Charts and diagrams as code
<<<<
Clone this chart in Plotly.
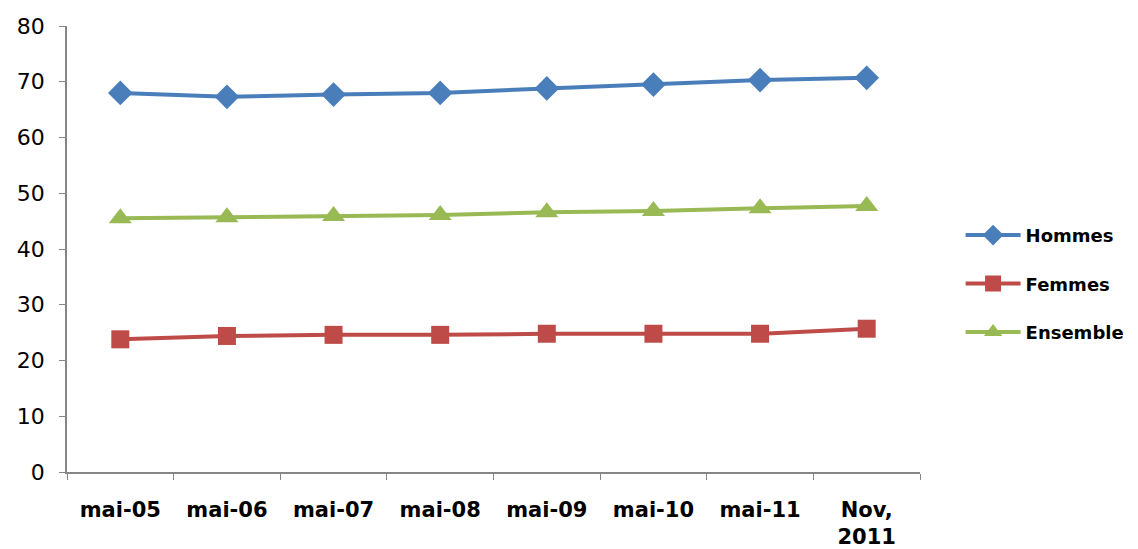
import plotly.graph_objects as go

categories = ["mai-05", "mai-06", "mai-07", "mai-08", "mai-09", "mai-10", "mai-11", "Nov,<br>2011"]
hommes = [68.0, 67.3, 67.7, 68.0, 68.8, 69.5, 70.3, 70.7]
femmes = [23.8, 24.4, 24.6, 24.6, 24.8, 24.8, 24.8, 25.7]
ensemble = [45.5, 45.7, 45.9, 46.1, 46.6, 46.8, 47.3, 47.7]

series = [
    ("Hommes", hommes, "#4A7EBB", "diamond", 19),
    ("Femmes", femmes, "#BE4B48", "square", 18),
    ("Ensemble", ensemble, "#98B954", "triangle-up", 20),
]

fig = go.Figure()
for name, vals, color, sym, size in series:
    fig.add_trace(go.Scatter(
        x=categories, y=vals, name=name, mode="lines+markers",
        line=dict(color=color, width=4),
        marker=dict(symbol=sym, size=size, color=color),
        legendgroup=name,
    ))

fig.update_layout(
    width=1130, height=541,
    margin=dict(l=59, r=218, t=18, b=77),
    plot_bgcolor="white", paper_bgcolor="white",
    showlegend=True,
    legend=dict(
        xref="container", yref="container",
        x=0.843, xanchor="left", y=0.49, yanchor="middle",
        font=dict(family="DejaVu Sans", size=18, color="black", weight="bold"),
        itemwidth=55, tracegroupgap=22,
    ),
    xaxis=dict(
        type="category", tickson="boundaries", showgrid=False, automargin=False,
        showline=True, linecolor="#868686", linewidth=1.5,
        ticks="outside", ticklen=6, tickcolor="#868686",
        tickfont=dict(family="DejaVu Sans", size=21, color="black", weight="bold"),
        ticklabelstandoff=18,
        range=[-0.5, 7.5],
    ),
    yaxis=dict(
        range=[0, 80], dtick=10, showgrid=False, zeroline=False, automargin=False,
        showline=True, linecolor="#868686", linewidth=1.5,
        ticks="outside", ticklen=6, tickcolor="#868686",
        tickfont=dict(family="DejaVu Sans", size=22, color="black"),
        ticklabelstandoff=10,
    ),
)

fig.write_html("out.html")
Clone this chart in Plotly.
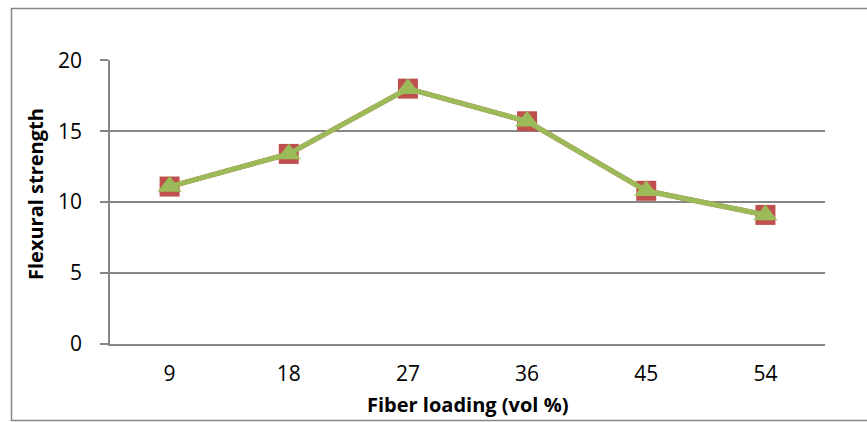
>>>>
→ **What the exercise asks**:
Every record is to be reproduced exactly, with no pictures included.

→ **Response to this task**:
Clone this chart in Plotly.
import plotly.graph_objects as go

categories = ["mai-05", "mai-06", "mai-07", "mai-08", "mai-09", "mai-10", "mai-11", "Nov,<br>2011"]
hommes = [68.0, 67.3, 67.7, 68.0, 68.8, 69.5, 70.3, 70.7]
femmes = [23.8, 24.4, 24.6, 24.6, 24.8, 24.8, 24.8, 25.7]
ensemble = [45.5, 45.7, 45.9, 46.1, 46.6, 46.8, 47.3, 47.7]

series = [
    ("Hommes", hommes, "#4A7EBB", "diamond", 19),
    ("Femmes", femmes, "#BE4B48", "square", 18),
    ("Ensemble", ensemble, "#98B954", "triangle-up", 20),
]

fig = go.Figure()
for name, vals, color, sym, size in series:
    fig.add_trace(go.Scatter(
        x=categories, y=vals, name=name, mode="lines+markers",
        line=dict(color=color, width=4),
        marker=dict(symbol=sym, size=size, color=color),
        legendgroup=name,
    ))

fig.update_layout(
    width=1130, height=541,
    margin=dict(l=59, r=218, t=18, b=77),
    plot_bgcolor="white", paper_bgcolor="white",
    showlegend=True,
    legend=dict(
        xref="container", yref="container",
        x=0.843, xanchor="left", y=0.49, yanchor="middle",
        font=dict(family="DejaVu Sans", size=18, color="black", weight="bold"),
        itemwidth=55, tracegroupgap=22,
    ),
    xaxis=dict(
        type="category", tickson="boundaries", showgrid=False, automargin=False,
        showline=True, linecolor="#868686", linewidth=1.5,
        ticks="outside", ticklen=6, tickcolor="#868686",
        tickfont=dict(family="DejaVu Sans", size=21, color="black", weight="bold"),
        ticklabelstandoff=18,
        range=[-0.5, 7.5],
    ),
    yaxis=dict(
        range=[0, 80], dtick=10, showgrid=False, zeroline=False, automargin=False,
        showline=True, linecolor="#868686", linewidth=1.5,
        ticks="outside", ticklen=6, tickcolor="#868686",
        tickfont=dict(family="DejaVu Sans", size=22, color="black"),
        ticklabelstandoff=10,
    ),
)

fig.write_html("out.html")
Clone this chart in Plotly.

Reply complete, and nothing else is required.